Maybe the most telling moment in Mark’s dark portrait of the disciples comes when they are with Jesus in a boat on the Sea of Galilee (Mark 8:14–21). Earlier that day, they had seen him provide an abundance of food for a hungry crowd (Mark 8:1–10, repeating a similar miracle from Mark 6:34–44). In other words, they had seen proof positive of Jesus’ compassion and care. But, as if that proof had never appeared, they scold one another for failing to remember to stash some bread on board. Overhearing them, Jesus asks, incredulous, “Why are you talking about having no bread? Do you still not see or understand? Are your hearts hardened? Do you have eyes but fail to see, and ears but fail to hear? And don’t you remember?” (Mark 8:17–18)….
It is not just Israel as a whole who has hardened hearts and blinded eyes: it is Jesus’ inner circle, his closest confidantes, his chosen few…. Mark goes out of his way to portray the disciples as clumsy, self-absorbed, and insensitive to the Spirit. They can’t see Jesus for who he really is. They may have eyes, but they’re no better than sightless glass. Their hearts are as lively as cold stone.
Odd as it may sound, as a frustrated young Christian, disappointed with my efforts at spiritual self-improvement, I found comfort in Mark’s dark view of the disciples. Looking back on my quest for the right formula for holy living, I remember being unsure what to make of Bible verses that promised, “No one who is born of God will continue to sin” (1 John 3:9), and, “[T]hough you used to be slaves to sin, you have come to obey from your heart” (Romans 6:17). I had no trouble, though, identifying with Mark’s disciples: sometimes eager, often failing, occasionally getting things right and demonstrating faithfulness, but more regularly getting things wrong and showing infidelity. The disciples in Mark’s gospel are not so much paragons of sainthood as they are examples of the full range of human fallibility. Mark shuts the door on the naïve notion that Jesus came simply—in the words of theologian Robert Farrar Capon—to teach the teachable or improve the improvable. And that meant I could stop trying to drum up teachability or improvability on my own….

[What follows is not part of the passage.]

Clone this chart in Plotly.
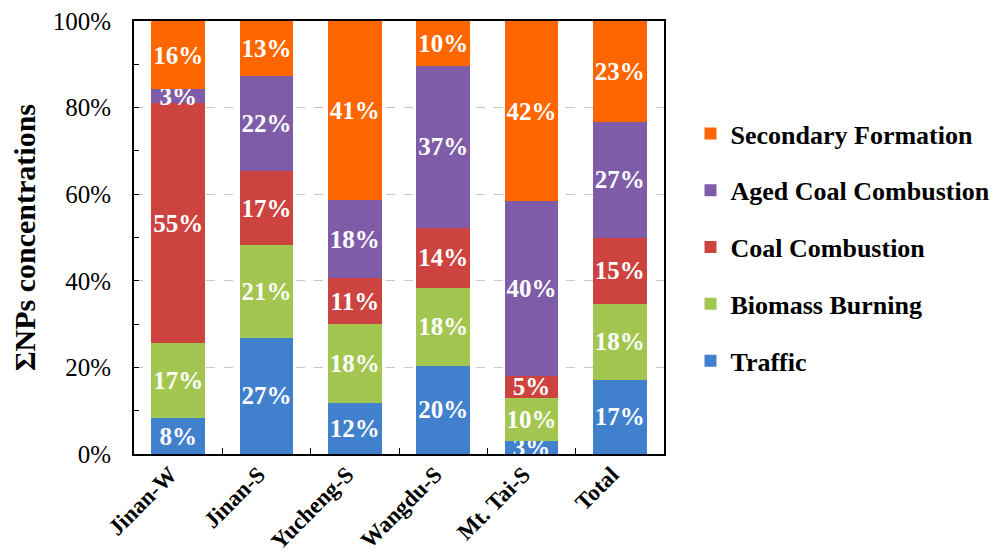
import plotly.graph_objects as go

categories = ["Jinan-W", "Jinan-S", "Yucheng-S", "Wangdu-S", "Mt. Tai-S", "Total"]

traffic = [8.3, 26.9, 11.7, 20.4, 3.1, 17.1]
biomass = [17.3, 21.3, 18.3, 18.0, 9.9, 17.6]
coal = [55.4, 17.1, 10.6, 13.9, 5.1, 15.2]
aged_coal = [3.2, 22.1, 18.0, 37.4, 40.3, 26.8]
secondary = [15.8, 12.6, 41.4, 10.3, 41.6, 23.3]

series_names = ["Traffic", "Biomass Burning", "Coal Combustion",
                "Aged Coal Combustion", "Secondary Formation"]
series_values = [traffic, biomass, coal, aged_coal, secondary]
series_colors = ["#4080CC", "#A2C64F", "#CC4340", "#7F5CA8", "#FF6600"]

FONT = "Liberation Serif"

fig = go.Figure()
n = len(series_names)
for i, (name, vals, col) in enumerate(zip(series_names, series_values, series_colors)):
    fig.add_trace(go.Bar(
        x=categories, y=vals, name=name, legendgroup=name,
        legendrank=n - i,
        marker=dict(color=col, line=dict(width=0)),
        text=[f"{round(v)}%" for v in vals],
        textposition="inside", insidetextanchor="middle", textangle=0,
        constraintext="none", cliponaxis=True,
        textfont=dict(family=FONT, size=25, color="white", weight="bold"),
        hoverinfo="skip",
    ))

fig.update_layout(
    width=1000, height=557,
    barmode="stack", bargap=0.39,
    paper_bgcolor="white", plot_bgcolor="white",
    margin=dict(l=126, r=320, t=13, b=111),
    showlegend=True,
    legend=dict(
        x=1.05, xanchor="left", y=0.478, yanchor="middle",
        traceorder="grouped", tracegroupgap=20,
        font=dict(family=FONT, size=26, color="black", weight="bold"),
        bgcolor="rgba(0,0,0,0)",
    ),
    xaxis=dict(
        automargin=False, ticklabeloverflow="allow",
        ticklabelshift=-8, ticklabelstandoff=-4,
        showline=True, linecolor="black", linewidth=2, mirror=True,
        ticks="inside", tickson="boundaries", ticklen=6, tickcolor="black",
        tickangle=-45,
        tickfont=dict(family=FONT, size=23, color="black", weight="bold"),
        showgrid=False,
    ),
    yaxis=dict(
        automargin=False, ticklabeloverflow="allow", ticklabelstandoff=16,
        range=[0, 100], dtick=20, ticksuffix="%",
        showline=True, linecolor="black", linewidth=2, mirror=True,
        ticks="inside", ticklen=5, tickcolor="black",
        minor=dict(dtick=10, ticks="inside", ticklen=5, tickcolor="black", showgrid=False),
        showgrid=True, gridcolor="#C8C8C8", griddash="dash", gridwidth=1,
        zeroline=False,
        tickfont=dict(family=FONT, size=25, color="black"),
        title=dict(text="ΣNPs concentrations", standoff=13,
                   font=dict(family=FONT, size=30, color="black", weight="bold")),
    ),
)

fig.write_html("out.html")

Jesus didn’t come to improve the improvable, he came to do something better: to heal the sick and to raise the dead. That’s where Mark’s portrayal of Jesus’ disciples ends—with a ray of light shining into the disciples’ darkness from the outside.
Immediately following Jesus’ blunt question, “Are your hearts hardened?” (Mark 8:17) comes a glimmer of hope. Having just finished castigating his disciples, Jesus meets a blind man (Mark 8:22). He gently leads the man away from the crowds, spits on his eyes, and touches him. “Do you see anything?” he asks. “I see people,” the man answers. “They look like trees walking around” (Mark 8:23–24). The man is healed, but not yet fully. So Jesus touches his eyes one more time, and Mark tells us that the man’s “eyes were opened, his sight was restored, and he saw everything clearly” (Mark 8:25).
It was a profound moment [when I understood]… that this was a parable of what Jesus planned to do with his disciples’ spiritual blindness. You can see this by noticing where Mark places this story. Immediately following the account of the blind man’s healing comes the story of Peter’s confession of Jesus as the Christ. “Who do you say that I am?” Jesus asks pointedly, and Peter gives the right answer: “You are the Messiah” (Mark 8:29). But it is an answer that apparently lacks full understanding because Jesus responds by urging Peter to keep it secret (Mark 8:30). Like the blind man who sees the blurry shapes of walking trees, Peter can see—but he can’t yet fully see.
Not content to leave Peter there, however, Jesus goes on to say that “the Son of Man must suffer many things and be rejected by the elders, the chief priests and the teachers of the law, and that he must be killed and after three days rise again” (Mark 8:31). In the face of Peter’s misunderstanding, Jesus proclaims his true identity: “Yes, Peter,” he seems to say, “you’re part of the way there. I am indeed the Messiah. But you can’t see me fully and truly until you see me as the suffering, crucified Messiah.” By placing this cruciform message alongside Jesus healing the blind man, Mark intended to show his readers that Jesus would take his disciples by the hand, anoint the eyes of their hearts, and heal their spiritual sight—by dying for them (Mark 10:45).
Peter and the other disciples, with their misinterpretations of who Jesus really was, are like the partially healed blind man looking at blurry images and unable to see anything clearly. But Jesus would touch them again, and his death would restore their eyesight fully and finally. And with that, as the New Testament scholar Todd Brewer has put it, the Gospel of Mark “reframes discipleship not on the conditional basis of one’s personal faithfulness to Jesus’ commands but upon Jesus’ own unconditional promise.” What matters, in the end, is Jesus is determined to heal.
It’s no surprise that Mark’s gospel ends with a promise of sight. When three women show up on Easter morning to find Jesus’ tomb empty, a young man wearing a white robe says to them, “See the place where they laid him” (Mark 16:6). Furthermore, he gives them a guarantee: “[Jesus] is going ahead of you into Galilee” (Mark 16:7). At the very end of the Gospel, the real nature of discipleship comes into clear focus for the first time. It doesn’t have to do with what Jesus’ followers will achieve for him but everything to do with what he has done and will do for them.
Following Jesus isn’t ultimately a matter of figuring out the right steps and straining my spiritual muscles until I can keep up with his demands. Nor is it about drumming up some extra spiritual powers to try to inoculate myself against hard-heartedness. Rather, discipleship means trusting in the one who can open blind eyes and soften hard hearts. It means trusting the one who went to the cross to do exactly that—the one who goes ahead of us still.